**Your goal**
Gather every line of the entries that includes the word "this".

[Stored data]
----

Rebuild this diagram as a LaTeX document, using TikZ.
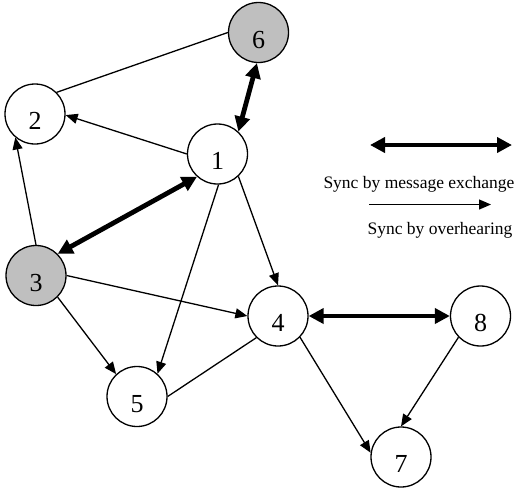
\documentclass[tikz,border=0pt]{standalone}
\usepackage{fontspec}
\setmainfont{Liberation Serif}
\usetikzlibrary{arrows.meta}
\begin{document}
\begin{tikzpicture}[x=1pt,y=-1pt,
  station/.style={circle,draw,line width=1.3pt,minimum size=60pt,inner sep=0pt,
    text height=31pt,text depth=0pt,
    fill=white,font=\fontsize{26}{26}\selectfont},
  hub/.style={station,fill=gray!50},
  hear/.style={line width=1.3pt,-{Triangle[length=12pt,width=10pt]}},
  exch/.style={line width=4.8pt,{Triangle[length=15pt,width=15pt]}-{Triangle[length=15pt,width=15pt]}},
  plain/.style={line width=1.3pt},
  legend/.style={font=\fontsize{17.5}{18}\selectfont,anchor=base}]
\useasboundingbox (0,0) rectangle (521,490);

% stations
\node[hub]     (n6) at (258.5,32.5) {6};
\node[station] (n2) at (35,114)     {2};
\node[station] (n1) at (217.5,154)  {1};
\node[hub]     (n3) at (36,275.5)   {3};
\node[station] (n4) at (278,316)    {4};
\node[station] (n5) at (137,396.5)  {5};
\node[station] (n8) at (480.5,316)  {8};
\node[station] (n7) at (401,457)    {7};

% links without synchronisation
\draw[plain] (n6.180) -- (n2.45);
\draw[plain] (n4.225) -- (n5.0);

% sync by overhearing
\draw[hear] (n1.180) -- (n2.-2);
\draw[hear] (n3.90)  -- (n2.230);
\draw[hear] (n1.-88) -- (n5.48);
\draw[hear] (n1.-47) -- (n4.90);
\draw[hear] (n3.0)   -- (n4.180);
\draw[hear] (n3.-45) -- (n5.133);
\draw[hear] (n4.-44) -- (n7.172);
\draw[hear] (n8.224) -- (n7.90);

% sync by message exchange
\draw[exch] (n6.-93) -- (n1.47);
\draw[exch] (n3.45)  -- (n1.228);
\draw[exch] (n4.0)   -- (n8.180);

% legend
\coordinate (la) at (370,145);
\coordinate (lb) at (512,145);
\coordinate (lc) at (369,204.5);
\coordinate (ld) at (491,204.5);
\draw[exch] (la) -- (lb);
\draw[hear] (lc) -- (ld);
\node[legend] (t1) at (419,188) {Sync by message exchange};
\node[legend] (t2) at (440,234) {Sync by overhearing};
\end{tikzpicture}
\end{document}
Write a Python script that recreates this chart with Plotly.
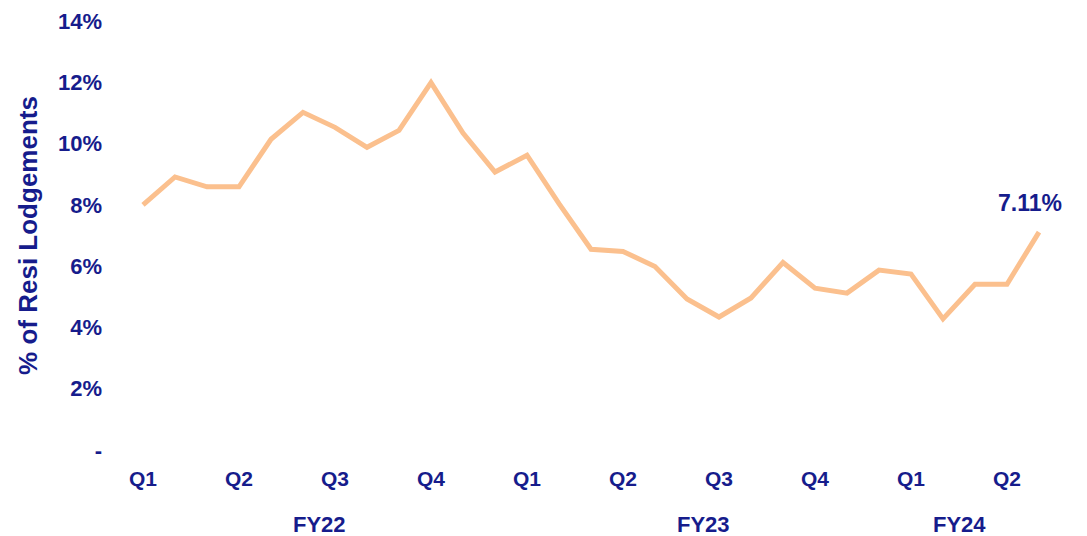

----

**Finished answer**
Rebuild this diagram as a LaTeX document, using TikZ.
Write a Python script that recreates this chart with Plotly.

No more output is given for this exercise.